Short task -
Everything from the first line of the data through the line with "-0.03, -0.035, -0.023];" is to be echoed exactly, minus the pictures.

Recorded data -
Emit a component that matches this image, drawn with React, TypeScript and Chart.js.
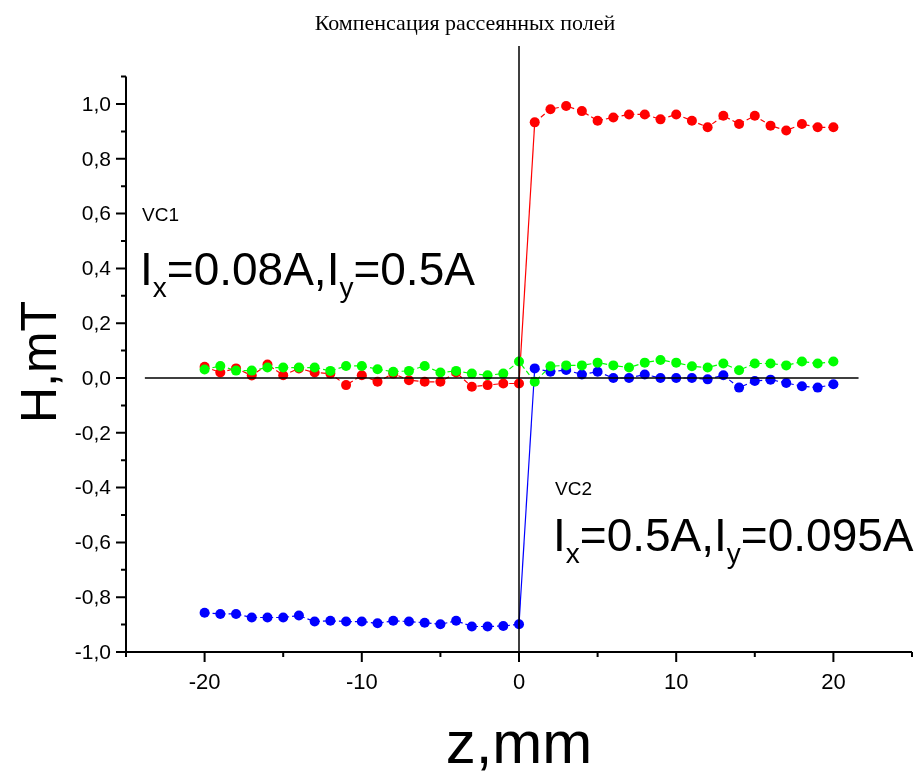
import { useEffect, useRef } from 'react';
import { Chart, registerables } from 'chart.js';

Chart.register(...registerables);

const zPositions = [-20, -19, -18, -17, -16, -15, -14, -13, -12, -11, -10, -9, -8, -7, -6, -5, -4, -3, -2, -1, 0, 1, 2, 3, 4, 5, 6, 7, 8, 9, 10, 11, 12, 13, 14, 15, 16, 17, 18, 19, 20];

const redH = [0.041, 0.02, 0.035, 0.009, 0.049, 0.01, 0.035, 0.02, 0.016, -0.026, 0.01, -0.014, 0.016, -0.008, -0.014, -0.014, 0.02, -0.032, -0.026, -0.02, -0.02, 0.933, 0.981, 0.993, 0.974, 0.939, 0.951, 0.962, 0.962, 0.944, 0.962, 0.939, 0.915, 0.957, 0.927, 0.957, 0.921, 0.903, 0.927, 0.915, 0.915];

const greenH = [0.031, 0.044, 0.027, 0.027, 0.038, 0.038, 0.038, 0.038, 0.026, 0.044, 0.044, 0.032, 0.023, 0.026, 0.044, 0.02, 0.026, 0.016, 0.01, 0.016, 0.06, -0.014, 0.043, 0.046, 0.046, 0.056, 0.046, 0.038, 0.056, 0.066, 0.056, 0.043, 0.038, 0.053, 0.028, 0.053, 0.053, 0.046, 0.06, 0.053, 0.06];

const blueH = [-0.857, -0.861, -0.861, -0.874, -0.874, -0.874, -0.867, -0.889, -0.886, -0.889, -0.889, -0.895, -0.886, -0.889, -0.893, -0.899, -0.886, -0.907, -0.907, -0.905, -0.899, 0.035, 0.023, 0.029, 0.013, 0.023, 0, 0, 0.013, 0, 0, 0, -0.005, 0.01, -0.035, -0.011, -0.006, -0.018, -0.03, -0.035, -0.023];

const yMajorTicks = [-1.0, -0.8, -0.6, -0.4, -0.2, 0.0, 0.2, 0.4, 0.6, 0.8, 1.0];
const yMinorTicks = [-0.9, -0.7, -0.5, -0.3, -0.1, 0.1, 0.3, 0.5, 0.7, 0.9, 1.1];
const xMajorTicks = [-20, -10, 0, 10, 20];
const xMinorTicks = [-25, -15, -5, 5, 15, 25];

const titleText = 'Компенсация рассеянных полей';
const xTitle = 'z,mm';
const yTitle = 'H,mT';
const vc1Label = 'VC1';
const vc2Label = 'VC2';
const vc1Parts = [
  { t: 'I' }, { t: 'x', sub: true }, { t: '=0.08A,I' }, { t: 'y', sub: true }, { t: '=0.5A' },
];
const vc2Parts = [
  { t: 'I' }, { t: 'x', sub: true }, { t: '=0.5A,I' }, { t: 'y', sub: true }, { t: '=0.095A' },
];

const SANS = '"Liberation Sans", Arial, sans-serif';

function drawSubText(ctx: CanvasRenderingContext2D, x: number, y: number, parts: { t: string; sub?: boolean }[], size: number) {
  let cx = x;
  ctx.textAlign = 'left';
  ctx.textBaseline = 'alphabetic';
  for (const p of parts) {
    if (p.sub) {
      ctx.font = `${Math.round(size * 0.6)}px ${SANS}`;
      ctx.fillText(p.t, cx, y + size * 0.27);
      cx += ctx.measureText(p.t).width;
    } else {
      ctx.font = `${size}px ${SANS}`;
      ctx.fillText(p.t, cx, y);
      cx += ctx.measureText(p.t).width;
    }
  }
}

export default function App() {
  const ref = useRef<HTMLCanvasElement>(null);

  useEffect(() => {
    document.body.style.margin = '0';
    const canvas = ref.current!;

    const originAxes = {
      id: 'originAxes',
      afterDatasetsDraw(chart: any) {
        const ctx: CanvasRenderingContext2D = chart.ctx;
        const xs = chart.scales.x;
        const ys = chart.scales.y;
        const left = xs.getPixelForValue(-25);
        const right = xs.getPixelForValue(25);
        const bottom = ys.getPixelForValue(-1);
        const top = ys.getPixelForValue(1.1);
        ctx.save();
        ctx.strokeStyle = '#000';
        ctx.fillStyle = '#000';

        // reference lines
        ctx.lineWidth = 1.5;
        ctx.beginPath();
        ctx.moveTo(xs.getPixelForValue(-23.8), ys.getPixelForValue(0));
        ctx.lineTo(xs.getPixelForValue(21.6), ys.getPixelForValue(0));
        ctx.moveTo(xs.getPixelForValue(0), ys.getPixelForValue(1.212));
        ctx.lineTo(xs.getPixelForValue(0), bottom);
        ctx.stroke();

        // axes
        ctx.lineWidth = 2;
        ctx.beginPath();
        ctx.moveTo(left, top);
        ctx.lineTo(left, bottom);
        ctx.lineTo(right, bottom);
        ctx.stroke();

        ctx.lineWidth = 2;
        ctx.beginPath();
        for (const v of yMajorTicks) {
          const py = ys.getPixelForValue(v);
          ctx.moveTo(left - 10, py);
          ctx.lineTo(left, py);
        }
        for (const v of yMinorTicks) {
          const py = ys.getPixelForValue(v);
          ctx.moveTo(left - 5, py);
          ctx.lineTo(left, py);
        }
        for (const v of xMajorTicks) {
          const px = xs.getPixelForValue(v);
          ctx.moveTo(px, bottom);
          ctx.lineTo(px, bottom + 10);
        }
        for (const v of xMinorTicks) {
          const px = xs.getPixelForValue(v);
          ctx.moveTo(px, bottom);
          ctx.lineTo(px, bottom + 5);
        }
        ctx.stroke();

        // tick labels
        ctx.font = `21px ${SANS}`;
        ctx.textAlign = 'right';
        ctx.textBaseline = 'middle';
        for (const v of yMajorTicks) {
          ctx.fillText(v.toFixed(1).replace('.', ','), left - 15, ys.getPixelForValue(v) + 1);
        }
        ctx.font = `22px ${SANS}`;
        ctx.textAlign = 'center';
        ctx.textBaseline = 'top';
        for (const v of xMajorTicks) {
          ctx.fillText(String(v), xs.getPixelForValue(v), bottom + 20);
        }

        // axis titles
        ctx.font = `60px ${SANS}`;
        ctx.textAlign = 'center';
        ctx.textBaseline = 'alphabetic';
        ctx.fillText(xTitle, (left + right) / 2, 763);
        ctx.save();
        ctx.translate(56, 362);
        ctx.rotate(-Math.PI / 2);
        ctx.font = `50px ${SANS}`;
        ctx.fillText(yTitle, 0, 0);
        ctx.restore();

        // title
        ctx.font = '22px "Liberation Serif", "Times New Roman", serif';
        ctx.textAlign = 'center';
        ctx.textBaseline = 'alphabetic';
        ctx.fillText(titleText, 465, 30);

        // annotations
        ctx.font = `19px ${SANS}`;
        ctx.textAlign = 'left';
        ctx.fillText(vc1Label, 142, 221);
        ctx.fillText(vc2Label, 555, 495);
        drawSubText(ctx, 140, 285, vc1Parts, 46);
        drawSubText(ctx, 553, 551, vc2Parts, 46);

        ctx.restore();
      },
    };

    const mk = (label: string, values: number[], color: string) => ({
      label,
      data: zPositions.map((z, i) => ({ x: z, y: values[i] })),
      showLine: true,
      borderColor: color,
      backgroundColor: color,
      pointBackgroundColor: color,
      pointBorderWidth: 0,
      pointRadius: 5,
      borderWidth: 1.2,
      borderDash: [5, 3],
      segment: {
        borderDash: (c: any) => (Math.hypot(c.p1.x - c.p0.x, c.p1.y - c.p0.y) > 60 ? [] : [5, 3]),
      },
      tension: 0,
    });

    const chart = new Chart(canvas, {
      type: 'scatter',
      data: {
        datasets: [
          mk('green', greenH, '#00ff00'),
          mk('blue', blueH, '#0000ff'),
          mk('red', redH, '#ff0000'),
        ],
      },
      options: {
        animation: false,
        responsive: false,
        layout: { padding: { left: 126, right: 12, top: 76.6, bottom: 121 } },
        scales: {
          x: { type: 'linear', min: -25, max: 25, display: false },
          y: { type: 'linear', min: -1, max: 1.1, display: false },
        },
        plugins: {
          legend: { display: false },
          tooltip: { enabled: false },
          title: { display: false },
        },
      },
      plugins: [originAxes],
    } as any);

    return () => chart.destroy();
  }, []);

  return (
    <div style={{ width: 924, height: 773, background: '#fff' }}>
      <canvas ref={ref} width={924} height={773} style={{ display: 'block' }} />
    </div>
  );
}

The solution -
Emit a component that matches this image, drawn with React, TypeScript and Chart.js.
import { useEffect, useRef } from 'react';
import { Chart, registerables } from 'chart.js';

Chart.register(...registerables);

const zPositions = [-20, -19, -18, -17, -16, -15, -14, -13, -12, -11, -10, -9, -8, -7, -6, -5, -4, -3, -2, -1, 0, 1, 2, 3, 4, 5, 6, 7, 8, 9, 10, 11, 12, 13, 14, 15, 16, 17, 18, 19, 20];

const redH = [0.041, 0.02, 0.035, 0.009, 0.049, 0.01, 0.035, 0.02, 0.016, -0.026, 0.01, -0.014, 0.016, -0.008, -0.014, -0.014, 0.02, -0.032, -0.026, -0.02, -0.02, 0.933, 0.981, 0.993, 0.974, 0.939, 0.951, 0.962, 0.962, 0.944, 0.962, 0.939, 0.915, 0.957, 0.927, 0.957, 0.921, 0.903, 0.927, 0.915, 0.915];

const greenH = [0.031, 0.044, 0.027, 0.027, 0.038, 0.038, 0.038, 0.038, 0.026, 0.044, 0.044, 0.032, 0.023, 0.026, 0.044, 0.02, 0.026, 0.016, 0.01, 0.016, 0.06, -0.014, 0.043, 0.046, 0.046, 0.056, 0.046, 0.038, 0.056, 0.066, 0.056, 0.043, 0.038, 0.053, 0.028, 0.053, 0.053, 0.046, 0.06, 0.053, 0.06];

const blueH = [-0.857, -0.861, -0.861, -0.874, -0.874, -0.874, -0.867, -0.889, -0.886, -0.889, -0.889, -0.895, -0.886, -0.889, -0.893, -0.899, -0.886, -0.907, -0.907, -0.905, -0.899, 0.035, 0.023, 0.029, 0.013, 0.023, 0, 0, 0.013, 0, 0, 0, -0.005, 0.01, -0.035, -0.011, -0.006, -0.018, -0.03, -0.035, -0.023];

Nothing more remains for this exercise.